Power, and the proper use thereof.

Through dangers untold and hardships unnumbered, I have fought my way here to the castle beyond the Goblin City to take back the child that you have stolen. For my will is as strong as yours, and my kingdom is as great. You have no power over me.
–Sarah, Labyrinth

This week’s Blog Challenge is to Blog About Being Small – a time when you feel less than successful. That happens every time I give My Power away.

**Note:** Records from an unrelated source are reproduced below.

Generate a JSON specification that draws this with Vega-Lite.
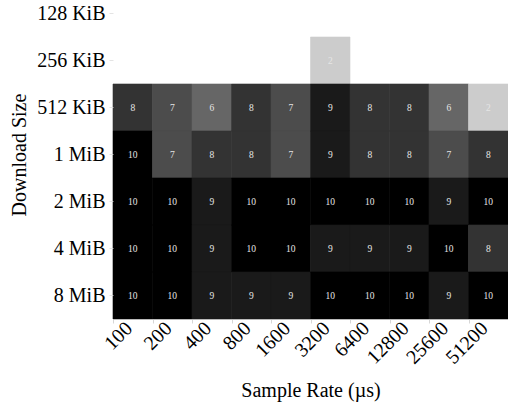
{
  "$schema": "https://vega.github.io/schema/vega-lite/v6.json",
  "width": 395,
  "height": 329,
  "autosize": {"type": "none"},
  "padding": {"left": 113, "top": -10, "right": 0, "bottom": 83},
  "background": "white",
  "config": {
    "view": {"stroke": null},
    "font": "Liberation Serif",
    "axis": {"labelFont": "Liberation Serif", "titleFont": "Liberation Serif", "titleFontWeight": "normal", "labelColor": "black", "titleColor": "black"}
  },
  "data": {
    "values": [
      {"size": "256 KiB", "rate": "3200", "n": 2},
      {"size": "512 KiB", "rate": "100", "n": 8},
      {"size": "512 KiB", "rate": "200", "n": 7},
      {"size": "512 KiB", "rate": "400", "n": 6},
      {"size": "512 KiB", "rate": "800", "n": 8},
      {"size": "512 KiB", "rate": "1600", "n": 7},
      {"size": "512 KiB", "rate": "3200", "n": 9},
      {"size": "512 KiB", "rate": "6400", "n": 8},
      {"size": "512 KiB", "rate": "12800", "n": 8},
      {"size": "512 KiB", "rate": "25600", "n": 6},
      {"size": "512 KiB", "rate": "51200", "n": 2},
      {"size": "1 MiB", "rate": "100", "n": 10},
      {"size": "1 MiB", "rate": "200", "n": 7},
      {"size": "1 MiB", "rate": "400", "n": 8},
      {"size": "1 MiB", "rate": "800", "n": 8},
      {"size": "1 MiB", "rate": "1600", "n": 7},
      {"size": "1 MiB", "rate": "3200", "n": 9},
      {"size": "1 MiB", "rate": "6400", "n": 8},
      {"size": "1 MiB", "rate": "12800", "n": 8},
      {"size": "1 MiB", "rate": "25600", "n": 7},
      {"size": "1 MiB", "rate": "51200", "n": 8},
      {"size": "2 MiB", "rate": "100", "n": 10},
      {"size": "2 MiB", "rate": "200", "n": 10},
      {"size": "2 MiB", "rate": "400", "n": 9},
      {"size": "2 MiB", "rate": "800", "n": 10},
      {"size": "2 MiB", "rate": "1600", "n": 10},
      {"size": "2 MiB", "rate": "3200", "n": 10},
      {"size": "2 MiB", "rate": "6400", "n": 10},
      {"size": "2 MiB", "rate": "12800", "n": 10},
      {"size": "2 MiB", "rate": "25600", "n": 9},
      {"size": "2 MiB", "rate": "51200", "n": 10},
      {"size": "4 MiB", "rate": "100", "n": 10},
      {"size": "4 MiB", "rate": "200", "n": 10},
      {"size": "4 MiB", "rate": "400", "n": 9},
      {"size": "4 MiB", "rate": "800", "n": 10},
      {"size": "4 MiB", "rate": "1600", "n": 10},
      {"size": "4 MiB", "rate": "3200", "n": 9},
      {"size": "4 MiB", "rate": "6400", "n": 9},
      {"size": "4 MiB", "rate": "12800", "n": 9},
      {"size": "4 MiB", "rate": "25600", "n": 10},
      {"size": "4 MiB", "rate": "51200", "n": 8},
      {"size": "8 MiB", "rate": "100", "n": 10},
      {"size": "8 MiB", "rate": "200", "n": 10},
      {"size": "8 MiB", "rate": "400", "n": 9},
      {"size": "8 MiB", "rate": "800", "n": 9},
      {"size": "8 MiB", "rate": "1600", "n": 9},
      {"size": "8 MiB", "rate": "3200", "n": 10},
      {"size": "8 MiB", "rate": "6400", "n": 10},
      {"size": "8 MiB", "rate": "12800", "n": 10},
      {"size": "8 MiB", "rate": "25600", "n": 9},
      {"size": "8 MiB", "rate": "51200", "n": 10}
    ]
  },
  "encoding": {
    "x": {
      "field": "rate", "type": "ordinal",
      "scale": {"domain": ["100","200","400","800","1600","3200","6400","12800","25600","51200"], "paddingInner": 0, "paddingOuter": 0},
      "axis": {
        "title": "Sample Rate (µs)", "titleFontSize": 20, "titlePadding": 13,
        "labelFontSize": 20, "labelAngle": -45, "labelAlign": "right", "labelBaseline": "middle",
        "labelPadding": 2, "labelOffset": -4, "tickBand": "extent", "tickColor": "#cccccc", "tickSize": 4, "tickWidth": 0.8,
        "domainColor": "#bbbbbb", "domainWidth": 0.8
      }
    },
    "y": {
      "field": "size", "type": "ordinal",
      "scale": {"domain": ["128 KiB","256 KiB","512 KiB","1 MiB","2 MiB","4 MiB","8 MiB"], "paddingInner": 0, "paddingOuter": 0},
      "axis": {
        "title": "Download Size", "titleFontSize": 20, "titlePadding": 7,
        "labelFontSize": 20, "labelPadding": 4, "tickColor": "#dddddd", "tickSize": 4, "tickWidth": 0.8,
        "domain": false
      }
    }
  },
  "layer": [
    {
      "mark": {"type": "rect", "strokeWidth": 0.6},
      "encoding": {
        "color": {"field": "n", "type": "quantitative", "scale": {"domain": [0, 10], "range": ["#ffffff", "#000000"], "interpolate": "rgb"}, "legend": null},
        "stroke": {"field": "n", "type": "quantitative", "scale": {"domain": [0, 10], "range": ["#ffffff", "#000000"], "interpolate": "rgb"}, "legend": null}
      }
    },
    {
      "mark": {"type": "text", "fontSize": 9.5, "color": "#e6e6e6", "font": "Liberation Serif"},
      "encoding": {"text": {"field": "n", "type": "quantitative"}}
    }
  ]
}
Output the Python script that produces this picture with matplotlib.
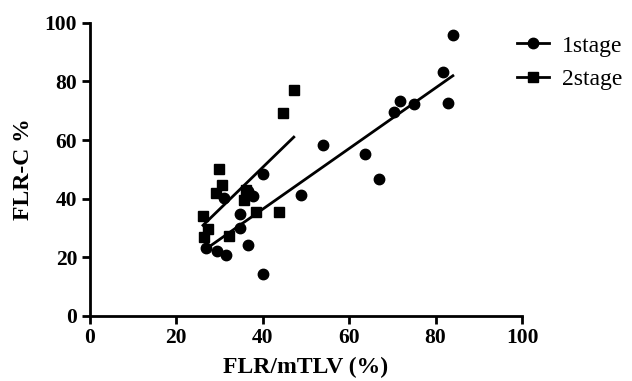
import numpy as np
import matplotlib
matplotlib.use("Agg")
import matplotlib.pyplot as plt

# 1stage (circles)
x1 = [84.0, 81.7, 82.9, 75.0, 71.8, 70.4, 53.9, 63.7, 66.9, 48.8,
      40.0, 37.7, 36.5, 34.7, 34.7, 36.6, 40.0, 31.5, 29.4, 27.0, 31.0]
y1 = [96.0, 83.3, 72.7, 72.4, 73.4, 69.6, 58.4, 55.3, 46.8, 41.3,
      48.5, 41.0, 42.5, 34.8, 30.0, 24.2, 14.3, 20.8, 22.2, 23.2, 40.3]

# 2stage (squares)
x2 = [29.9, 30.6, 29.2, 26.2, 27.3, 26.4, 32.2, 38.4, 43.8, 35.6, 36.1, 47.2, 44.7]
y2 = [50.2, 44.7, 42.0, 34.2, 29.7, 27.0, 27.3, 35.5, 35.5, 39.6, 43.0, 77.1, 69.3]

plt.rcParams['font.family'] = ['Liberation Serif', 'DejaVu Serif']

fig = plt.figure(figsize=(6.32, 3.81), dpi=100)
ax = fig.add_axes([0.142, 0.171, 0.684, 0.769])

ax.plot(x1, y1, 'o', color='black', markersize=7.5, label='1stage')
ax.plot(x2, y2, 's', color='black', markersize=7.5, label='2stage')

for xs, ys in [(x1, y1), (x2, y2)]:
    k, b = np.polyfit(xs, ys, 1)
    xx = np.array([min(xs), max(xs)])
    ax.plot(xx, k * xx + b, color='black', lw=2)

ax.set_xlim(0, 100)
ax.set_ylim(0, 100)
ax.set_xticks([0, 20, 40, 60, 80, 100])
ax.set_yticks([0, 20, 40, 60, 80, 100])
for s in ['top', 'right']:
    ax.spines[s].set_visible(False)
for s in ['left', 'bottom']:
    ax.spines[s].set_linewidth(2)
ax.tick_params(width=2, length=6, labelsize=15.5, pad=3)
for lab in ax.get_xticklabels() + ax.get_yticklabels():
    lab.set_fontweight('bold')

ax.set_xlabel('FLR/mTLV (%)', fontsize=17, fontweight='bold', labelpad=6)
ax.set_ylabel('FLR-C %', fontsize=17, fontweight='bold', labelpad=8)

h1, = ax.plot([], [], 'o-', color='black', markersize=7.5, lw=2)
h2, = ax.plot([], [], 's-', color='black', markersize=7.5, lw=2)
fig.legend([h1, h2], ['1stage', '2stage'], loc='upper left',
           bbox_to_anchor=(0.818, 0.908), frameon=False, fontsize=17,
           borderpad=0, borderaxespad=0,
           handlelength=1.35, handletextpad=0.55, labelspacing=0.5)

fig.savefig('out.png', dpi=100)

I made a new friend-in-the-box last year. Sort-of. To be completely honest, I felt like the Crazy Cat Lady trying to call a stray out of a tree. We met through my OKCupid profile (which should say a lot right there). I asked his opinion on my potential profile rewrite, he gave it (by slamming what I’d written). I got upset and deleted the verbiage. In another conversation, I was trying to write a blogpost. He slammed what I was writing, doesn’t understand the purpose of blogging, and succeeded in making me so upset that I sidelined the post (it’s still sitting in draft mode). This person has no vested interest in my success, could care less about me as a person, and yet I reacted to his input as if my life depended on it.

We’ve been interacting in this way, cagily dancing around each other since at least May of 2007, and I just NOW pulled the plug on it.

Insanity: doing the same thing over and over, expecting different results

My first husband was given a lot of my power early on. After all, he said he loved me, had the best interests of The Family at heart. I sat back out of the way (guilt engaged) thinking “He has to make his own relationship with my daughter.” and listened to him yell at her. His logic was to have her think “if he comes down on me this hard for this little thing, what is he going to do if I do this BIG thing??!!??”

Yes, he was really that much of an ass.

After he left, I gave my daughter a lot of autonomy. I wanted her to have a sense of her own power (something I grew up without, obviously). This has had the benefit of having a precocious mini-adult capable of explaining herself in good terms. Add in the self-centered worldview that comes with being a teen (I’m gonna live my life differently than you did, I’m moving out ASAP, I can’t wait to drive, I can’t wait to get.out.of.here.) and well… she forgets she’s part of The Family.

Well, no. That’s not right. She doesn’t FORGET as much as she doesn’t think of it as “her problem”.

And I’ve talked at length about My Sainted Mama and her ability to completely and totally rain on my parade.

Admitting you have a problem is the first step toward solving the problem.

I’ve already cut Mr. Criticism out of my daily contacts. I need to work on my daughter – she needs to see the larger part of the domino-pattern that she’s in, and how her floating off on a cloud affects the pattern. Nothing can be done to affect Mama’s behavior – she doesn’t see what she does as “a problem”, so I have to change my reaction to her.

I have to hold on to my Power, so I won’t feel so small.

3 thoughts on “Power, and the proper use thereof.”

  1. What a very true post, all the way through. It’s easy to give your power away, especially to someone who you love/loves you. It’s much harder to reclaim it.

    Bizarrely, Ive gotten better about holding onto my power by reading babycenter.com’s Dealing with the InLaw’s thread. Ive discovered after several several months of reading it, that Im less likely to let ANYONE run me over – even with little things. Even with my family and my husband (who, bless him, is usually really good about stuff like that, but he is male, and therefore, kinda dumb sometimes.)

    How are you going to go about dealing with your daughter?

    1. For the moment, talk to her. There’s nothing else I can do since we live with my folks. Any loud shouting and My Sainted Mother comes dashing out of her room – she distracts me just long enough for my daughter to stomp off to her room.

      A day of reckoning is well on the way, though.